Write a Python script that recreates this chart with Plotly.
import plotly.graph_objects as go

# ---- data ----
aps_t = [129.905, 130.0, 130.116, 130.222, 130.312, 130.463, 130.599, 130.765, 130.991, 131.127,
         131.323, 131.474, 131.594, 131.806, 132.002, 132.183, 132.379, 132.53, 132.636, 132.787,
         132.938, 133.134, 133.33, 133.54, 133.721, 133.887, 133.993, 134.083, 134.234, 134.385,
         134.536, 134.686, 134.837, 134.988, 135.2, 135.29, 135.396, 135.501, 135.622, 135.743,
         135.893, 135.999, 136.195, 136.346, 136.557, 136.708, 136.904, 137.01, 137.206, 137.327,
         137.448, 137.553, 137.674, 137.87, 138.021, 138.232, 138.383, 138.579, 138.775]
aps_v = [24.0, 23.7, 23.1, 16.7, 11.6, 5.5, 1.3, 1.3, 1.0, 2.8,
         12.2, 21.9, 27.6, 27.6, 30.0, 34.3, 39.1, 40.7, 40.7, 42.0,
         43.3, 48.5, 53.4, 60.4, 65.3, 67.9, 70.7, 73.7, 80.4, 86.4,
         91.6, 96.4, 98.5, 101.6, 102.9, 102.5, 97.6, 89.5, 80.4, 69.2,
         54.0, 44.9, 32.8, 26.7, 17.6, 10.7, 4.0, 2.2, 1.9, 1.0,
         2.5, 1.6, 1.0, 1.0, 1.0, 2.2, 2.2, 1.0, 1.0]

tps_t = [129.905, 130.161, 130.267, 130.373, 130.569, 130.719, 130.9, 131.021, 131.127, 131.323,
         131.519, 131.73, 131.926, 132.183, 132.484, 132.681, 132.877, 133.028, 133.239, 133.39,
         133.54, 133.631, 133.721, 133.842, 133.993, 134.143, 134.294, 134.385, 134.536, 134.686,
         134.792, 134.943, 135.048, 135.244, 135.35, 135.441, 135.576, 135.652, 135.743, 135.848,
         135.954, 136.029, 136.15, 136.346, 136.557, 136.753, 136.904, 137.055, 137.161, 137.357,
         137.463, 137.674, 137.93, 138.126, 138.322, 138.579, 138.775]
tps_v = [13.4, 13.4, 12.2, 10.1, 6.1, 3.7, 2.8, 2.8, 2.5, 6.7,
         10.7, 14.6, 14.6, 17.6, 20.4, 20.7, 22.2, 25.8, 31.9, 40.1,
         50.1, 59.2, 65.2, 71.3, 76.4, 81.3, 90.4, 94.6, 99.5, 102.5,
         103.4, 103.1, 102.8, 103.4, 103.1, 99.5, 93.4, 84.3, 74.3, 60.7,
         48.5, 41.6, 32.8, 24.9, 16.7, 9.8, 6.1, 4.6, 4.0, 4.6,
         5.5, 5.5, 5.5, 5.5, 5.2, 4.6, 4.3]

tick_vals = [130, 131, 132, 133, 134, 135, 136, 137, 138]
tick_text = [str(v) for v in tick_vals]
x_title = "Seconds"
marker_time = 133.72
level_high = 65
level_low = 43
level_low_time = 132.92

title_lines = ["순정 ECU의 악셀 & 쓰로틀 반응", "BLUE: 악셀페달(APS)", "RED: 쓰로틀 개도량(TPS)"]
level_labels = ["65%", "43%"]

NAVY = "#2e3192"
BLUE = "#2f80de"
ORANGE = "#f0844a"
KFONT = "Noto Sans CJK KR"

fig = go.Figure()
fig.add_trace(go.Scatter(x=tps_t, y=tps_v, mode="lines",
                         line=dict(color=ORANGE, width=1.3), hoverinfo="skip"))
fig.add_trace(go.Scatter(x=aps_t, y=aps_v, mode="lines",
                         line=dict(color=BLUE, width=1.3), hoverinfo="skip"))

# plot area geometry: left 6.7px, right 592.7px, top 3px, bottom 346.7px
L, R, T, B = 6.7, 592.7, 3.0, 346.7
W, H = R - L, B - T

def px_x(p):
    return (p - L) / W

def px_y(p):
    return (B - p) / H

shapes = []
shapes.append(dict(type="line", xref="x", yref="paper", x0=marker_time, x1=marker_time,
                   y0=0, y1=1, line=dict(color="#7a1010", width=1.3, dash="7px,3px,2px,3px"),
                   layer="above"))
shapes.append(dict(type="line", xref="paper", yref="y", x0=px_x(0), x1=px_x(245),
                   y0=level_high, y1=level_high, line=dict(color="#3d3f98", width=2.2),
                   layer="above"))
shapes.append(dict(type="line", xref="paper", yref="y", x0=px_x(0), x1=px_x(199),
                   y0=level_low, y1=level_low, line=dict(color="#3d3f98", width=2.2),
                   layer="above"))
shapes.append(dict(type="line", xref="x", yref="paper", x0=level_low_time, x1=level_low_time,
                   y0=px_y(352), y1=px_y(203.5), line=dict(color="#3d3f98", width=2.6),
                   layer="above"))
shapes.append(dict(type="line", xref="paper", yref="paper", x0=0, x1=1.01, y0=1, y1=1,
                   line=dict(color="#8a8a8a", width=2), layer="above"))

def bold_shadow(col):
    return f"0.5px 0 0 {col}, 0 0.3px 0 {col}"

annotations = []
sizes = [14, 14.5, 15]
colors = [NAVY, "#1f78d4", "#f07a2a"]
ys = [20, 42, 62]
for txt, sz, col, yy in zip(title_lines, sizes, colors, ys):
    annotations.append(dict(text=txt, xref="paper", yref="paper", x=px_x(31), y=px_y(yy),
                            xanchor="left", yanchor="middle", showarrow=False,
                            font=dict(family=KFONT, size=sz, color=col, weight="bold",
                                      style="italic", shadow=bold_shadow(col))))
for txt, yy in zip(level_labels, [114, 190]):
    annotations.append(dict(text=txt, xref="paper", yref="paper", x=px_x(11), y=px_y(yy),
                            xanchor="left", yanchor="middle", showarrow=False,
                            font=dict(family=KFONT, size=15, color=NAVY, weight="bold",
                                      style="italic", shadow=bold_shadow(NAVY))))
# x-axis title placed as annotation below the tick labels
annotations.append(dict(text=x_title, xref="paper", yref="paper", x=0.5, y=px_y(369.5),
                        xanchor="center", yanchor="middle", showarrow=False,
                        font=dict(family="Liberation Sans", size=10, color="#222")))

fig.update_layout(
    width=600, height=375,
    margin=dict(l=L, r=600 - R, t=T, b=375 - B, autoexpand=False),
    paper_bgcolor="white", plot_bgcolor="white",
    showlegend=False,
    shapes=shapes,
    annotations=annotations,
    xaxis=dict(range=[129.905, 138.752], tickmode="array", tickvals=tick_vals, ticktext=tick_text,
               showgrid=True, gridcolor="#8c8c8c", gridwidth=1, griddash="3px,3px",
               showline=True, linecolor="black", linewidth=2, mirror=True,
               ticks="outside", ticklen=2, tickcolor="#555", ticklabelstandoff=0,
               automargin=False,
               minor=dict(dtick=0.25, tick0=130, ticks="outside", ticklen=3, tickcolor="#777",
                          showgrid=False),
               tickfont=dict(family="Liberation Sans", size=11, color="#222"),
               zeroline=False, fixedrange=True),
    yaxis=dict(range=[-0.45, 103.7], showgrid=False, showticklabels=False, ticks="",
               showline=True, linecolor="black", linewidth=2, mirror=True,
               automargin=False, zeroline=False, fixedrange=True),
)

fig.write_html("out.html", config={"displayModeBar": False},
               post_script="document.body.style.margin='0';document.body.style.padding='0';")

=======

YOUR GOAL. Your task is to repeat the data exactly; please include every line.

ANSWER TO THE TASK.
Write a Python script that recreates this chart with Plotly.
import plotly.graph_objects as go

# ---- data ----
aps_t = [129.905, 130.0, 130.116, 130.222, 130.312, 130.463, 130.599, 130.765, 130.991, 131.127,
         131.323, 131.474, 131.594, 131.806, 132.002, 132.183, 132.379, 132.53, 132.636, 132.787,
         132.938, 133.134, 133.33, 133.54, 133.721, 133.887, 133.993, 134.083, 134.234, 134.385,
         134.536, 134.686, 134.837, 134.988, 135.2, 135.29, 135.396, 135.501, 135.622, 135.743,
         135.893, 135.999, 136.195, 136.346, 136.557, 136.708, 136.904, 137.01, 137.206, 137.327,
         137.448, 137.553, 137.674, 137.87, 138.021, 138.232, 138.383, 138.579, 138.775]
aps_v = [24.0, 23.7, 23.1, 16.7, 11.6, 5.5, 1.3, 1.3, 1.0, 2.8,
         12.2, 21.9, 27.6, 27.6, 30.0, 34.3, 39.1, 40.7, 40.7, 42.0,
         43.3, 48.5, 53.4, 60.4, 65.3, 67.9, 70.7, 73.7, 80.4, 86.4,
         91.6, 96.4, 98.5, 101.6, 102.9, 102.5, 97.6, 89.5, 80.4, 69.2,
         54.0, 44.9, 32.8, 26.7, 17.6, 10.7, 4.0, 2.2, 1.9, 1.0,
         2.5, 1.6, 1.0, 1.0, 1.0, 2.2, 2.2, 1.0, 1.0]

tps_t = [129.905, 130.161, 130.267, 130.373, 130.569, 130.719, 130.9, 131.021, 131.127, 131.323,
         131.519, 131.73, 131.926, 132.183, 132.484, 132.681, 132.877, 133.028, 133.239, 133.39,
         133.54, 133.631, 133.721, 133.842, 133.993, 134.143, 134.294, 134.385, 134.536, 134.686,
         134.792, 134.943, 135.048, 135.244, 135.35, 135.441, 135.576, 135.652, 135.743, 135.848,
         135.954, 136.029, 136.15, 136.346, 136.557, 136.753, 136.904, 137.055, 137.161, 137.357,
         137.463, 137.674, 137.93, 138.126, 138.322, 138.579, 138.775]
tps_v = [13.4, 13.4, 12.2, 10.1, 6.1, 3.7, 2.8, 2.8, 2.5, 6.7,
         10.7, 14.6, 14.6, 17.6, 20.4, 20.7, 22.2, 25.8, 31.9, 40.1,
         50.1, 59.2, 65.2, 71.3, 76.4, 81.3, 90.4, 94.6, 99.5, 102.5,
         103.4, 103.1, 102.8, 103.4, 103.1, 99.5, 93.4, 84.3, 74.3, 60.7,
         48.5, 41.6, 32.8, 24.9, 16.7, 9.8, 6.1, 4.6, 4.0, 4.6,
         5.5, 5.5, 5.5, 5.5, 5.2, 4.6, 4.3]

tick_vals = [130, 131, 132, 133, 134, 135, 136, 137, 138]
tick_text = [str(v) for v in tick_vals]
x_title = "Seconds"
marker_time = 133.72
level_high = 65
level_low = 43
level_low_time = 132.92

title_lines = ["순정 ECU의 악셀 & 쓰로틀 반응", "BLUE: 악셀페달(APS)", "RED: 쓰로틀 개도량(TPS)"]
level_labels = ["65%", "43%"]

NAVY = "#2e3192"
BLUE = "#2f80de"
ORANGE = "#f0844a"
KFONT = "Noto Sans CJK KR"

fig = go.Figure()
fig.add_trace(go.Scatter(x=tps_t, y=tps_v, mode="lines",
                         line=dict(color=ORANGE, width=1.3), hoverinfo="skip"))
fig.add_trace(go.Scatter(x=aps_t, y=aps_v, mode="lines",
                         line=dict(color=BLUE, width=1.3), hoverinfo="skip"))

# plot area geometry: left 6.7px, right 592.7px, top 3px, bottom 346.7px
L, R, T, B = 6.7, 592.7, 3.0, 346.7
W, H = R - L, B - T

def px_x(p):
    return (p - L) / W

def px_y(p):
    return (B - p) / H

shapes = []
shapes.append(dict(type="line", xref="x", yref="paper", x0=marker_time, x1=marker_time,
                   y0=0, y1=1, line=dict(color="#7a1010", width=1.3, dash="7px,3px,2px,3px"),
                   layer="above"))
shapes.append(dict(type="line", xref="paper", yref="y", x0=px_x(0), x1=px_x(245),
                   y0=level_high, y1=level_high, line=dict(color="#3d3f98", width=2.2),
                   layer="above"))
shapes.append(dict(type="line", xref="paper", yref="y", x0=px_x(0), x1=px_x(199),
                   y0=level_low, y1=level_low, line=dict(color="#3d3f98", width=2.2),
                   layer="above"))
shapes.append(dict(type="line", xref="x", yref="paper", x0=level_low_time, x1=level_low_time,
                   y0=px_y(352), y1=px_y(203.5), line=dict(color="#3d3f98", width=2.6),
                   layer="above"))
shapes.append(dict(type="line", xref="paper", yref="paper", x0=0, x1=1.01, y0=1, y1=1,
                   line=dict(color="#8a8a8a", width=2), layer="above"))

def bold_shadow(col):
    return f"0.5px 0 0 {col}, 0 0.3px 0 {col}"

annotations = []
sizes = [14, 14.5, 15]
colors = [NAVY, "#1f78d4", "#f07a2a"]
ys = [20, 42, 62]
for txt, sz, col, yy in zip(title_lines, sizes, colors, ys):
    annotations.append(dict(text=txt, xref="paper", yref="paper", x=px_x(31), y=px_y(yy),
                            xanchor="left", yanchor="middle", showarrow=False,
                            font=dict(family=KFONT, size=sz, color=col, weight="bold",
                                      style="italic", shadow=bold_shadow(col))))
for txt, yy in zip(level_labels, [114, 190]):
    annotations.append(dict(text=txt, xref="paper", yref="paper", x=px_x(11), y=px_y(yy),
                            xanchor="left", yanchor="middle", showarrow=False,
                            font=dict(family=KFONT, size=15, color=NAVY, weight="bold",
                                      style="italic", shadow=bold_shadow(NAVY))))
# x-axis title placed as annotation below the tick labels
annotations.append(dict(text=x_title, xref="paper", yref="paper", x=0.5, y=px_y(369.5),
                        xanchor="center", yanchor="middle", showarrow=False,
                        font=dict(family="Liberation Sans", size=10, color="#222")))

fig.update_layout(
    width=600, height=375,
    margin=dict(l=L, r=600 - R, t=T, b=375 - B, autoexpand=False),
    paper_bgcolor="white", plot_bgcolor="white",
    showlegend=False,
    shapes=shapes,
    annotations=annotations,
    xaxis=dict(range=[129.905, 138.752], tickmode="array", tickvals=tick_vals, ticktext=tick_text,
               showgrid=True, gridcolor="#8c8c8c", gridwidth=1, griddash="3px,3px",
               showline=True, linecolor="black", linewidth=2, mirror=True,
               ticks="outside", ticklen=2, tickcolor="#555", ticklabelstandoff=0,
               automargin=False,
               minor=dict(dtick=0.25, tick0=130, ticks="outside", ticklen=3, tickcolor="#777",
                          showgrid=False),
               tickfont=dict(family="Liberation Sans", size=11, color="#222"),
               zeroline=False, fixedrange=True),
    yaxis=dict(range=[-0.45, 103.7], showgrid=False, showticklabels=False, ticks="",
               showline=True, linecolor="black", linewidth=2, mirror=True,
               automargin=False, zeroline=False, fixedrange=True),
)

fig.write_html("out.html", config={"displayModeBar": False},
               post_script="document.body.style.margin='0';document.body.style.padding='0';")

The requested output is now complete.